** START Information provided **

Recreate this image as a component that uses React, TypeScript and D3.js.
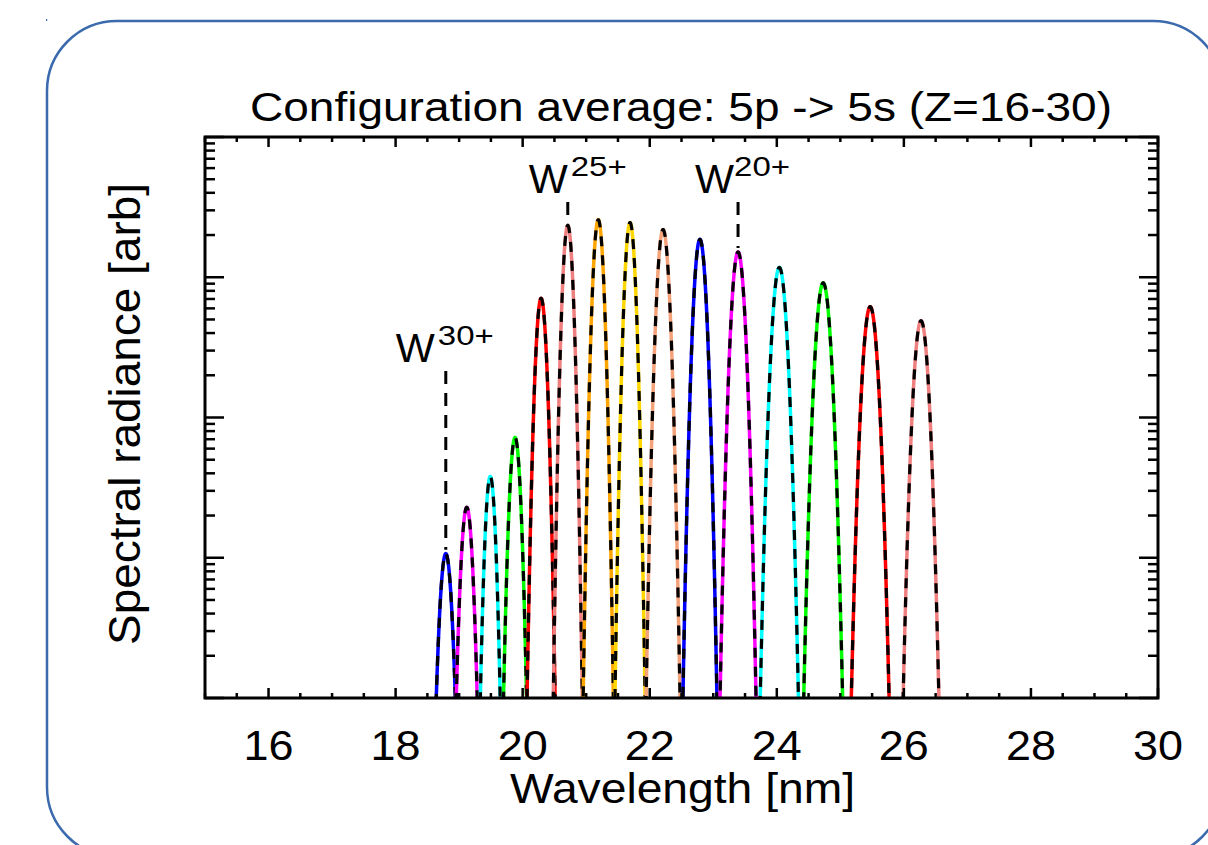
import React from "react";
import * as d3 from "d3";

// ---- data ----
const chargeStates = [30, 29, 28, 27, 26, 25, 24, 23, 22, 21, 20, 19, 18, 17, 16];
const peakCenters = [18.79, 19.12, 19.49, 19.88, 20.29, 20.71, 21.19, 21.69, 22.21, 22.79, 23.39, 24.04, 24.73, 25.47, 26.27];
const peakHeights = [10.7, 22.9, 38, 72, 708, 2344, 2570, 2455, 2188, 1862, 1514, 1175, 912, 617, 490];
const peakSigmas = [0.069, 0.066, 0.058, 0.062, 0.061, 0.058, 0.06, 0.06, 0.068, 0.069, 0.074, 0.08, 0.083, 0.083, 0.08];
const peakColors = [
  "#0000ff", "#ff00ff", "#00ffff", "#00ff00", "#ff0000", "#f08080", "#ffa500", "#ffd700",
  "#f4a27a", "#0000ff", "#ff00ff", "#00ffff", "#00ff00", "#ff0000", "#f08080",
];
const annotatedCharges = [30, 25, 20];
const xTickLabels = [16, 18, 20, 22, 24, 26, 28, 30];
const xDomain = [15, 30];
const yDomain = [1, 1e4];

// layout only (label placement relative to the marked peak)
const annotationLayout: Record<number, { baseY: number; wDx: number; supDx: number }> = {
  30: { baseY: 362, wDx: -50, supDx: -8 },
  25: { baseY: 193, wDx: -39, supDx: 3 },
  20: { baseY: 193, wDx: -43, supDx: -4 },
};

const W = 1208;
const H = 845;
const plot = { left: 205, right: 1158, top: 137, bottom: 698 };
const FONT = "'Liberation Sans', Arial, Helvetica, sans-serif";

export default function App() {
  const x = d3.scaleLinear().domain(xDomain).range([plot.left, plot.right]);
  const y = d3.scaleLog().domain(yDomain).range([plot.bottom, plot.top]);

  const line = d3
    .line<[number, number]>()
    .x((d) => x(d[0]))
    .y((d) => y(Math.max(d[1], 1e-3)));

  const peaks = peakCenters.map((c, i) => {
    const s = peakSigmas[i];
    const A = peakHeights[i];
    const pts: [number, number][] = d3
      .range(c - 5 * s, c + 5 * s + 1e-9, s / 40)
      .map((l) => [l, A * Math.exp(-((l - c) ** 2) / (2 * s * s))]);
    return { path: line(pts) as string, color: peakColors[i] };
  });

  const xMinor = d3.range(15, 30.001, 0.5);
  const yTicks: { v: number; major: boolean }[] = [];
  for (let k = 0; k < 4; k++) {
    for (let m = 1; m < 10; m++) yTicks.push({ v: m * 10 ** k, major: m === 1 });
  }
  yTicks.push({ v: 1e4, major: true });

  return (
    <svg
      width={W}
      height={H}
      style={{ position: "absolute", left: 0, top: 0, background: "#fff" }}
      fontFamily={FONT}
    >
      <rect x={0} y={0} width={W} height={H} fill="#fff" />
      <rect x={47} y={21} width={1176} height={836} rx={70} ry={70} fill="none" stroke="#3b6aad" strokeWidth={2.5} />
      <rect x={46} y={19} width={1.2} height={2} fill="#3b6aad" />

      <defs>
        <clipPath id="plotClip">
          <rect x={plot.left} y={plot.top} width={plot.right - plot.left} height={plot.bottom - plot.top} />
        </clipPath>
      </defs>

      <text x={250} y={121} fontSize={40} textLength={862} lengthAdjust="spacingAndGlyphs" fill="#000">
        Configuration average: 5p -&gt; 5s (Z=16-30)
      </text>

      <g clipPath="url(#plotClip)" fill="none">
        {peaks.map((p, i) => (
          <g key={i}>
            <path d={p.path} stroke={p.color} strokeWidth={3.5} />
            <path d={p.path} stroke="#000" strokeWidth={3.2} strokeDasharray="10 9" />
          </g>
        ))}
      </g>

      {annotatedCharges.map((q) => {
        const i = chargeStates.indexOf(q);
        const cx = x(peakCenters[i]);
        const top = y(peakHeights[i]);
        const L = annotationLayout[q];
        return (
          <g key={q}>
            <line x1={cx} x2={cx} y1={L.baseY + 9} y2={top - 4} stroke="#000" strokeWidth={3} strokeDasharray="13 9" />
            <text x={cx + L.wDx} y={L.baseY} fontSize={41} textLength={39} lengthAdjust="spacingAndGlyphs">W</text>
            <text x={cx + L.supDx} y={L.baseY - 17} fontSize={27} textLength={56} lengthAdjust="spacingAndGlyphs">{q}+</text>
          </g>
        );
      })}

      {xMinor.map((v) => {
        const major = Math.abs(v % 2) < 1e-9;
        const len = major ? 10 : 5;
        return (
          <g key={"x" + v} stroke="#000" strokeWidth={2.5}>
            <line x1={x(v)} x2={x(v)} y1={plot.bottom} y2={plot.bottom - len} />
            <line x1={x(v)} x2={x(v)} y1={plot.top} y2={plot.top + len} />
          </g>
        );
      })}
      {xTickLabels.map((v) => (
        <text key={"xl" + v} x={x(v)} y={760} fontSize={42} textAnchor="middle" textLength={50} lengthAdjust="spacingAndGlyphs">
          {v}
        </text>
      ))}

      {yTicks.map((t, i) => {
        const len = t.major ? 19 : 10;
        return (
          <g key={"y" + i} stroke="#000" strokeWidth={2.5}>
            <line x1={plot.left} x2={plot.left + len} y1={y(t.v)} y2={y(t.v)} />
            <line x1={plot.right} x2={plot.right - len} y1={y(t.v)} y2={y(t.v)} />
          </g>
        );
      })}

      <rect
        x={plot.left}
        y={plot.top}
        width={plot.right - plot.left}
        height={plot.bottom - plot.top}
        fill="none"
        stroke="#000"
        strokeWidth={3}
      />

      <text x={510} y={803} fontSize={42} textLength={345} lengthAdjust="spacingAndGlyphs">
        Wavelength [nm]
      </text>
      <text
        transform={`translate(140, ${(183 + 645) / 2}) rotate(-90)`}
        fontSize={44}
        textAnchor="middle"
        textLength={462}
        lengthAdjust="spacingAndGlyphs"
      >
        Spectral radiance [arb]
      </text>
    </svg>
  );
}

** END Information provided **

> Problem:
Gather and return every line that holds the string "React".

> Answer to the exercise:
Recreate this image as a component that uses React, TypeScript and D3.js.
import React from "react";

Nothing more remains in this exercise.